In places of those bold words should be affectations, fixations.
Robert said: In places of those bold words should be affectations, fixations.
I'm not so sure about that. I also read the article Glenn linked. I think affections works as well as affectations (if I infer the meaning correctly). What it didn't get was the dropping your g's at the end of that sentence. All I could come up with is that some people, liberal or not, tend to pronounce words ending with "ing" as if they were ending with "in." Example: voting pronounced as votane. Kinda' the same thing as pronouncing electors as electers ... just careless or lazy diction.
In that second sentence, I think narcissism may be closer to the intended meaning than fixation (though both emotions are likely in play). From the context of the overall article, I think the author was sniping at the smugness of both reds and blues being proud of their perceived differences, regardless of how small those differences really are in practice.
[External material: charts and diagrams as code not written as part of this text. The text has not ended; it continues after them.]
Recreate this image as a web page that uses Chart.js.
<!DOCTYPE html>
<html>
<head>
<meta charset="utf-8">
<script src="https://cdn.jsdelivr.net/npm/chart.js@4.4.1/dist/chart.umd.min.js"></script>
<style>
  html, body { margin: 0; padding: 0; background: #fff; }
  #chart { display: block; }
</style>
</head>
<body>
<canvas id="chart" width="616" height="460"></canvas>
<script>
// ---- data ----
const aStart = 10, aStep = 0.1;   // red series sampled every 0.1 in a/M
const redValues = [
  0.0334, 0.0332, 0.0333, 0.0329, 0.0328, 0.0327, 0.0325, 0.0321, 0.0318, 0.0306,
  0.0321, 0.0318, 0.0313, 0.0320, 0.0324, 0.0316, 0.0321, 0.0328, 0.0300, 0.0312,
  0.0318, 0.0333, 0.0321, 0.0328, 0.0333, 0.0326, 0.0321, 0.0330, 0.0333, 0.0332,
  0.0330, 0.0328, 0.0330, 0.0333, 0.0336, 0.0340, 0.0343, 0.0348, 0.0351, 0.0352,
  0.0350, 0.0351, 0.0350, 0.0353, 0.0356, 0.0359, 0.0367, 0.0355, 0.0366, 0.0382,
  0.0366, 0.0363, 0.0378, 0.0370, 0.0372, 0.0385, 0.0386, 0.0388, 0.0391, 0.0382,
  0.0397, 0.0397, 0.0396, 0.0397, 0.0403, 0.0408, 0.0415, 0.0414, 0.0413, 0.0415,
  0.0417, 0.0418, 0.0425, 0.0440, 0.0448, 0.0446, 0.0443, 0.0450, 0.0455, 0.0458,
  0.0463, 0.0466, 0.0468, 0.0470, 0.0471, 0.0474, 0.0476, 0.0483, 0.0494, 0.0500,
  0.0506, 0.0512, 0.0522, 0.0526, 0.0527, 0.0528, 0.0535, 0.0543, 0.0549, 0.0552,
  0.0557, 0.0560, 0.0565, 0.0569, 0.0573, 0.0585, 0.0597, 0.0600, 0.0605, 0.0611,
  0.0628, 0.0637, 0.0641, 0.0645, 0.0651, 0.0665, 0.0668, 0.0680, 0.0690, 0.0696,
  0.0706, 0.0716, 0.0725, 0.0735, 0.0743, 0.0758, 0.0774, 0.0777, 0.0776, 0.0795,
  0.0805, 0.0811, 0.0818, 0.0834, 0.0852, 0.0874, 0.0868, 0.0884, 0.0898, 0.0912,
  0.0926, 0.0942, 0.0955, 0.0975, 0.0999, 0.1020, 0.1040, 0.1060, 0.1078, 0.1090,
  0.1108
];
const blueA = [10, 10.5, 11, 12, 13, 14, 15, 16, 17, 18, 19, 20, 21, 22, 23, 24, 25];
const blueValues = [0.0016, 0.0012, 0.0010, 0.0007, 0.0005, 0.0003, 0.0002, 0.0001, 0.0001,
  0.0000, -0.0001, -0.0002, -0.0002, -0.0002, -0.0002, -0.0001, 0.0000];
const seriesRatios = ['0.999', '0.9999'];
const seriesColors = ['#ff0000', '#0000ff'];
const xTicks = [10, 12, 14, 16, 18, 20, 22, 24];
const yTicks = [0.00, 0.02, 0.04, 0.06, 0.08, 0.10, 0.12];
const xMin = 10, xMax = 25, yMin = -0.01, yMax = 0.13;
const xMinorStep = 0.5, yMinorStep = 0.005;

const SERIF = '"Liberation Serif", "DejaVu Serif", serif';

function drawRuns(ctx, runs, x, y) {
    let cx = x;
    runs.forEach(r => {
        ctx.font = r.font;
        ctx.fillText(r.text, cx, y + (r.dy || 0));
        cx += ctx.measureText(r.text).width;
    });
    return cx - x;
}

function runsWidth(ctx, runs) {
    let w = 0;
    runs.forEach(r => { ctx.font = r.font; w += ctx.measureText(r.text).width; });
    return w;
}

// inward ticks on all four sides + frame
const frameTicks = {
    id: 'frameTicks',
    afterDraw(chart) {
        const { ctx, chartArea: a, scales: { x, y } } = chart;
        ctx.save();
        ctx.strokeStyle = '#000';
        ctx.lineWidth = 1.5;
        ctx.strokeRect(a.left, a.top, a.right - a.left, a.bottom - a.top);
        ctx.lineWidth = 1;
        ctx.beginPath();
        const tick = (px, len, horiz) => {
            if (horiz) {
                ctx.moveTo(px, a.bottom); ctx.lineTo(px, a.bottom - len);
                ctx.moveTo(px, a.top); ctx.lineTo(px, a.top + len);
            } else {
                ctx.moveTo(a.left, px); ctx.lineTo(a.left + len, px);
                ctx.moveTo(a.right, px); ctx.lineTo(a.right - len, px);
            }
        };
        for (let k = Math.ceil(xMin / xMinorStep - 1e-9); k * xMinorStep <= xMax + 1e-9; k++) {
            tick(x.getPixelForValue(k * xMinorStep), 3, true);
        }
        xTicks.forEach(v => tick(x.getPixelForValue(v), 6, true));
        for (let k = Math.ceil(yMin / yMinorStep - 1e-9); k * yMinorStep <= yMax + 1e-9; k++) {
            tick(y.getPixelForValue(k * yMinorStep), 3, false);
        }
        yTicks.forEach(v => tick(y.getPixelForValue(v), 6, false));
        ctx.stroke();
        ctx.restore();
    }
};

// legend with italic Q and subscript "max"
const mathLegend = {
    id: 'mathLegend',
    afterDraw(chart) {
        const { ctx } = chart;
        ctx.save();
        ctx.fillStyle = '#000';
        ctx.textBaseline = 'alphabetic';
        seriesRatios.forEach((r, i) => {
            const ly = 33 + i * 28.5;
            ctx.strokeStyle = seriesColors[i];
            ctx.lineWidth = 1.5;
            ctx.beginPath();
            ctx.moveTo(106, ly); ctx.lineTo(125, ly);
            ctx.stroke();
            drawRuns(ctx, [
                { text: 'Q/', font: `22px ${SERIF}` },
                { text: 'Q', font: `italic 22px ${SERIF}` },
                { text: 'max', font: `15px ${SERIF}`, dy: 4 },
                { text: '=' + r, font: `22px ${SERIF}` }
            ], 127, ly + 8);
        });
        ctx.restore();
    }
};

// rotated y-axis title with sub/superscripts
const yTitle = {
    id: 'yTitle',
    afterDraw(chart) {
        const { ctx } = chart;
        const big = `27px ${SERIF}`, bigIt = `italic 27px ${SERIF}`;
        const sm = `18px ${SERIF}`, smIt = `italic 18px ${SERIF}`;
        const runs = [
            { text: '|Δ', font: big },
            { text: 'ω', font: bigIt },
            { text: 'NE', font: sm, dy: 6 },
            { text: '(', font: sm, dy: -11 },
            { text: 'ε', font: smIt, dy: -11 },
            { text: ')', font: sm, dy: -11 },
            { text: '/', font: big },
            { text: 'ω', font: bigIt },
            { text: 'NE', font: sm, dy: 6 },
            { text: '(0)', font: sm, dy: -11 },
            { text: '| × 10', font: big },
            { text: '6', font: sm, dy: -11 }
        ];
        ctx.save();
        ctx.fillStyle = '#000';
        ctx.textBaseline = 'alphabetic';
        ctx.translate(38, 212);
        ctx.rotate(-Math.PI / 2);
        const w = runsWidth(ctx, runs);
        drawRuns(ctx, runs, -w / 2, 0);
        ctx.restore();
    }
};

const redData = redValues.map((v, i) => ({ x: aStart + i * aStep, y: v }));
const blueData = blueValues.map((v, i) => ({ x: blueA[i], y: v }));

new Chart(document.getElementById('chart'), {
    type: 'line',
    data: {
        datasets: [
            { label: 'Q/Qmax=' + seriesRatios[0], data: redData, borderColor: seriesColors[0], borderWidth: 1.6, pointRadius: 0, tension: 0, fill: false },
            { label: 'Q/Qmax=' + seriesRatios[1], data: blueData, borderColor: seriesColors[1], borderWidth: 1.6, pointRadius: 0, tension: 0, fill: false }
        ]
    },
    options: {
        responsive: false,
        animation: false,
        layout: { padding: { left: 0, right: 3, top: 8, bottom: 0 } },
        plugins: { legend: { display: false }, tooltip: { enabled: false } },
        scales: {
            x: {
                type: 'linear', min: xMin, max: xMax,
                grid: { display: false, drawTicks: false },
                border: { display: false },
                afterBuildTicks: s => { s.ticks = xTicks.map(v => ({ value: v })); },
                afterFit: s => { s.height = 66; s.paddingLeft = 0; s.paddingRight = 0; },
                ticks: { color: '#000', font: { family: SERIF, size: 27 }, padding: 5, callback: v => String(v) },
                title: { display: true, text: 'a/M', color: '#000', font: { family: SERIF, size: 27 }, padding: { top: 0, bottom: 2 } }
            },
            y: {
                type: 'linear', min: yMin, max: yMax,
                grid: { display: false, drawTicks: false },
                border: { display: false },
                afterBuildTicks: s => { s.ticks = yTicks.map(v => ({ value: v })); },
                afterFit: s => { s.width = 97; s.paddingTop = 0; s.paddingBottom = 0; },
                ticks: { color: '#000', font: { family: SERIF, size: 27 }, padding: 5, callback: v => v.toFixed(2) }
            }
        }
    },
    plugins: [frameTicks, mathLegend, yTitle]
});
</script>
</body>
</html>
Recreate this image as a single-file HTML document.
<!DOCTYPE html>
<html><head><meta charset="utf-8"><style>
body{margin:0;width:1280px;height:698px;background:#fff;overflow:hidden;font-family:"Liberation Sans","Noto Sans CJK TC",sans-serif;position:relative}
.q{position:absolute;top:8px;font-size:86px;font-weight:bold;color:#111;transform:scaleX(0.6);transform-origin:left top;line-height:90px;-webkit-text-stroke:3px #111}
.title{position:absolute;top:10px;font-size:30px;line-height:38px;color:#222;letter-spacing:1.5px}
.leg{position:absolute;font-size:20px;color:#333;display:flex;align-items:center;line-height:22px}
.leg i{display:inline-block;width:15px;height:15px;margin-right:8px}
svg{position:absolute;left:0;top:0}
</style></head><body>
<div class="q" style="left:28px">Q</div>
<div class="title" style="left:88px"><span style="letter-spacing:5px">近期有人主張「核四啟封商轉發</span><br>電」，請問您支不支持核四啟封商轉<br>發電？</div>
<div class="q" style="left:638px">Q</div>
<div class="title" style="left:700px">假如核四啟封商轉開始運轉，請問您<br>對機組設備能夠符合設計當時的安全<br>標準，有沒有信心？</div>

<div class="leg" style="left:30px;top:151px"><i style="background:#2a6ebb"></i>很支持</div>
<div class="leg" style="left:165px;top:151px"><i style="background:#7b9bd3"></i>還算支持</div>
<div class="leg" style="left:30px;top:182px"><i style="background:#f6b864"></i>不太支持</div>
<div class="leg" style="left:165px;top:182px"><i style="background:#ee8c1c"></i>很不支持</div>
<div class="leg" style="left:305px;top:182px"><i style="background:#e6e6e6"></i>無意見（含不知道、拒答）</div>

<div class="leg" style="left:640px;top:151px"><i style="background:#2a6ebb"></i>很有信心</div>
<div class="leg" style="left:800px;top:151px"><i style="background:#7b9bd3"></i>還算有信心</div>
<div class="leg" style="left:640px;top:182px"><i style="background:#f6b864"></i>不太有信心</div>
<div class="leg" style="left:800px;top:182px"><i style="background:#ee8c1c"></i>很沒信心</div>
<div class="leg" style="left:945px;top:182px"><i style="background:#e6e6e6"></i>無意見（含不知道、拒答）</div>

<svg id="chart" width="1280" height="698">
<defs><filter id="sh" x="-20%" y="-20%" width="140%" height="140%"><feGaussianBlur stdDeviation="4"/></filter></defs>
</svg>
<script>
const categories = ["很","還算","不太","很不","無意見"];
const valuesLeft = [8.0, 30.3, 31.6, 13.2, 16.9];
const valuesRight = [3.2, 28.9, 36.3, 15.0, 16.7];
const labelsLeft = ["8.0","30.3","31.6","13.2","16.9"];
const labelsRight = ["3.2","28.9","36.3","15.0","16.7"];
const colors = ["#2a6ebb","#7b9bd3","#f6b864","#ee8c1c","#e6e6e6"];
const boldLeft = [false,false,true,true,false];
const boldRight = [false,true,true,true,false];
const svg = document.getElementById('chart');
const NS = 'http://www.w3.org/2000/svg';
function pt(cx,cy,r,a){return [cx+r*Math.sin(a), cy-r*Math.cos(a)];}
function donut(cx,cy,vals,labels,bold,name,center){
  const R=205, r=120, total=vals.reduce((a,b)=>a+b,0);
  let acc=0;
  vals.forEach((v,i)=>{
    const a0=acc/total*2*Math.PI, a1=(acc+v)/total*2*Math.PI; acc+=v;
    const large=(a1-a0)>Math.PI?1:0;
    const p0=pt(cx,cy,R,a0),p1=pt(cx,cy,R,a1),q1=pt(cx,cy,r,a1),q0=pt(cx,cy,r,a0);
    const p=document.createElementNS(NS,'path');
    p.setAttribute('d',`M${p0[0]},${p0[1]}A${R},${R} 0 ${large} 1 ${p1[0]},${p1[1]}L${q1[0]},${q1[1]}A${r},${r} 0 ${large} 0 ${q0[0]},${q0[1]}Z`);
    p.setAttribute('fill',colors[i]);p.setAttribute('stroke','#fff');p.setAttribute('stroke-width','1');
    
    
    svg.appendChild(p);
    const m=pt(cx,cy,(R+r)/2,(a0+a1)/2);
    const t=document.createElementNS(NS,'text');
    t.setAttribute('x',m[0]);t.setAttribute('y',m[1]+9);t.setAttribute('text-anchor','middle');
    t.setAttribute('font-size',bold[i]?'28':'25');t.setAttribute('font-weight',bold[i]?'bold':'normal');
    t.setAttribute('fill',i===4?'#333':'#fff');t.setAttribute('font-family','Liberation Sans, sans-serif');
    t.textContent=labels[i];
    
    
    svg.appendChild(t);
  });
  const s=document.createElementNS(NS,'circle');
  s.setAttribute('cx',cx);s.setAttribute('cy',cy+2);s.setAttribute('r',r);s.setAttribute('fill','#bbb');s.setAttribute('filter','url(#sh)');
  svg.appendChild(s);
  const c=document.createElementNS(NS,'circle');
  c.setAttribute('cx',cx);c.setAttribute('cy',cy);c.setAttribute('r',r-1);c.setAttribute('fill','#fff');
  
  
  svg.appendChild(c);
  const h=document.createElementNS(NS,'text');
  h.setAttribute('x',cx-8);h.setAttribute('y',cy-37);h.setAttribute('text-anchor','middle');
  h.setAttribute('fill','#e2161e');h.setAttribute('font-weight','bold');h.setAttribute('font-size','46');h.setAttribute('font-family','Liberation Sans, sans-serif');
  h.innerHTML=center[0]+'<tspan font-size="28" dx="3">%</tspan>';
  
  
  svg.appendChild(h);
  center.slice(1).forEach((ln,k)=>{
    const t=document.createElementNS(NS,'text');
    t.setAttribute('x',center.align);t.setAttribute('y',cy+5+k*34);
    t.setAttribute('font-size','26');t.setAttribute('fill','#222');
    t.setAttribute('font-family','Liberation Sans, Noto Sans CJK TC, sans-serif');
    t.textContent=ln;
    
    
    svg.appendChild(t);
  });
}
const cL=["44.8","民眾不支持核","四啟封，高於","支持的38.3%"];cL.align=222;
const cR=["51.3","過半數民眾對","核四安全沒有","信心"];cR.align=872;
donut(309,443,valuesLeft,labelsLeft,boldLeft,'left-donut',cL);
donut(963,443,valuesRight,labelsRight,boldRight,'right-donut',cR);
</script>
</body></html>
I'm open to rebuttal on this, of course. But I'd be most interested in hearing what others think about that dropping your g's comment.
If you listen to the recording of this report, you will find that Mr. Nunberg actually says, "affectations." There is an error in the transcript. As far as narcissism or fixation goes, I think either can work. They both indicate being overly attentive to the object but narcissism includes a kind of love for it. Since this was pre-recorded with opportunities to re-record and eliminate any errors, I suspect Nunberg, being a linguist, said exactly what he meant.
The dropping of the g's can be careless and lazy diction, but it also suggests a casual, down-home folksiness. I think Nunberg is suggesting that critics of liberal pretention can bolster their arguments by appearing to be "just folks". (In the original ad none of the g's are dropped, and Nunberg drops only two: tax hikin', latte drinkin'.)
And it's no small matter; a recent (8/1/2014) article in Salon has this headline: "Peggy Noonan: America is divided because Obama is "out there dropping his g's". The WSJ columnist says the country can't come together until the president starts enunciating properly."
The article, by Simon Maloy, quotes Noonan refering to an aquaintance "who thinks America is going to break apart into red and blue factions." She goes on to criticize Obama: "He shouldn’t be out there dropping his g’s, slouching around a podium, complaining about his ill treatment, describing his opponents with disdain: 'Stop just hatin’ all the time.' ”
Notice that Noonan invokes red and blue as up-to-date markers of political schism. Nunberg's claim however is "The media still use "red" and "blue" when they're talking about the electoral map, but not for a deep cultural divide." As far as the Nunberg/Barrett smackdown goes, Grant might have the advantage.